The Philippine Central Bank recently approved new rules and regulations governing the operation of virtual currency exchanges. The Central Bank of the Philippines defines virtual currency (VC) as, “any type of digital unit that is used as a medium of exchange or a form of digitally stored value created by agreement within the community of VC users.”
They recognizes that Virtual Currency systems have “the potential to revolutionize” the delivery of financial services, “particularly for payments and remittance, in view of their ability to provide faster and more economical transfer of funds, both domestic and international, and may further support financial inclusion.” However, the Central Bank of the Philippines does not intend to endorse any VC, “such as bitcoin,” as a currency, “since it is neither issued or guaranteed by a central bank nor backed by any commodity.”
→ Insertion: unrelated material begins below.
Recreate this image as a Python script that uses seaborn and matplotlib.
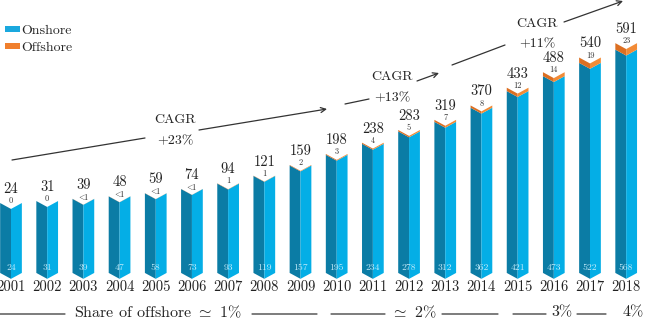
import numpy as np
import matplotlib
matplotlib.use("Agg")
import matplotlib.pyplot as plt
import seaborn as sns
from matplotlib.patches import Patch

years = [2001, 2002, 2003, 2004, 2005, 2006, 2007, 2008, 2009,
         2010, 2011, 2012, 2013, 2014, 2015, 2016, 2017, 2018]
total = [24, 31, 39, 48, 59, 74, 94, 121, 159,
         198, 238, 283, 319, 370, 433, 488, 540, 591]
onshore = [24, 31, 39, 47, 58, 73, 93, 119, 157,
           195, 234, 278, 312, 362, 421, 473, 522, 568]
offshore = [0, 0, 0.5, 0.5, 0.5, 0.5, 1, 1, 2, 3, 4, 5, 7, 8, 12, 14, 19, 23]
offshore_labels = ['0', '0', r'$\!<\!\!1$', r'$\!<\!\!1$', r'$\!<\!\!1$', r'$\!<\!\!1$',
                   '1', '1', '2', '3', '4', '5', '7', '8', '12', '14', '19', '23']
cagr_labels = ['+23%', '+13%', '+11%']
share_labels = [r'Share of offshore $\simeq$ 1%', r'$\simeq$ 2%', '3%', '4%']

sns.set_theme(style="white")
plt.rcParams['font.family'] = ['cmr10']
plt.rcParams['mathtext.fontset'] = 'cm'
plt.rcParams['axes.formatter.use_mathtext'] = True

blue_dark = '#0b7ca5'
blue_light = '#04aee6'
orange_dark = '#dc6f22'
orange_light = '#f28b36'
ink = '#333333'

W, H = 645, 333
fig = plt.figure(figsize=(W / 100, H / 100), dpi=100)
ax = fig.add_axes([0, 0, 1, 1])
ax.set_xlim(-0.304, 17.52)
ax.set_ylim(-437, 744)
ax.axis('off')

BASE = -224   # bar foot (axis does not start at zero)
hw = 0.3      # half bar width
dip = 21      # depth of the folded top / bottom

for i, yr in enumerate(years):
    t = total[i]
    o = t - offshore[i]
    ax.fill([i - hw, i, i, i - hw], [BASE, BASE - dip, o - dip, o], color=blue_dark, lw=0)
    ax.fill([i, i + hw, i + hw, i], [BASE - dip, BASE, o, o - dip], color=blue_light, lw=0)
    if offshore[i] > 0:
        ax.fill([i - hw, i, i, i - hw], [o, o - dip, t - dip, t], color=orange_dark, lw=0)
        ax.fill([i, i + hw, i + hw, i], [o - dip, o, t, t - dip], color=orange_light, lw=0)

    ax.annotate(str(t), xy=(i, t), xytext=(0, 14), textcoords='offset pixels',
                ha='center', va='center', fontsize=10.5, color='#222222')
    ax.annotate(offshore_labels[i], xy=(i, t), xytext=(0, 2), textcoords='offset pixels',
                ha='center', va='center', fontsize=6, color='#333333')
    ax.annotate(str(onshore[i]), xy=(i, BASE), xytext=(0, 5), textcoords='offset pixels',
                ha='center', va='center', fontsize=7, color='#c4ecfb')
    ax.annotate(str(yr), xy=(i, BASE), xytext=(0, -14), textcoords='offset pixels',
                ha='center', va='center', fontsize=10.5, color='#222222')


def fp(px, py):
    return (px, H - py)


def seg(p0, p1, arrow=False):
    ax.annotate('', xy=fp(*p1), xytext=fp(*p0), xycoords='figure pixels',
                textcoords='figure pixels',
                arrowprops=dict(arrowstyle='->' if arrow else '-', color=ink, lw=0.9,
                                shrinkA=0, shrinkB=0, mutation_scale=9))


def label(s, p, size):
    ax.annotate(s, xy=fp(*p), xycoords='figure pixels', ha='center', va='center',
                fontsize=size, color='#222222')


# CAGR annotations
seg((12, 160), (145, 138))
seg((199, 130), (327, 109), arrow=True)
label('CAGR', (175, 120), 10)
label(cagr_labels[0], (175, 141), 10)

seg((345, 104), (369, 99))
seg((417, 81), (439, 73), arrow=True)
label('CAGR', (392, 77), 10)
label(cagr_labels[1], (392, 98), 10)

seg((452, 65), (505, 45))
seg((564, 22), (623, 1), arrow=True)
label('CAGR', (537, 24), 10)
label(cagr_labels[2], (537, 44), 10)

# share of offshore row
for a, b in [(0, 65), (252, 317), (331, 385), (442, 498), (513, 546), (577, 606)]:
    seg((a, 314), (b, 314))
for s, xc in zip(share_labels, [158, 414, 562, 633]):
    label(s, (xc, 312), 11.5)

handles = [Patch(facecolor='#1aa8de', lw=0), Patch(facecolor='#f07f2d', lw=0)]
fig.legend(handles, ['Onshore', 'Offshore'], loc='upper left',
           bbox_to_anchor=(5 / W, 1 - 25 / H), frameon=False, fontsize=10,
           handlelength=1.05, handleheight=0.35, handletextpad=0.15,
           labelspacing=0.35, borderpad=0, borderaxespad=0)

fig.savefig('out.png', dpi=100)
Many social and technological indications show that the Philippines is an ideal market for Bitcoin, including a lagging banking infrastructure coupled with high smartphone adoption rates. However, despite the environment, Bitcoin’s primary reason for the strong growth in the Philippines has remained the popularity of using it as a backbone for remittance services.
The Philippines has been a global leader in bitcoin remittance since 2013, when payment service Coins.ph and the Satoshi Citadel Industries (SCI)-owned Rebit began competing in the local remittance market. The peer-to-peer exchange Localbitcoins has also seen a large and growing trade volume in the country.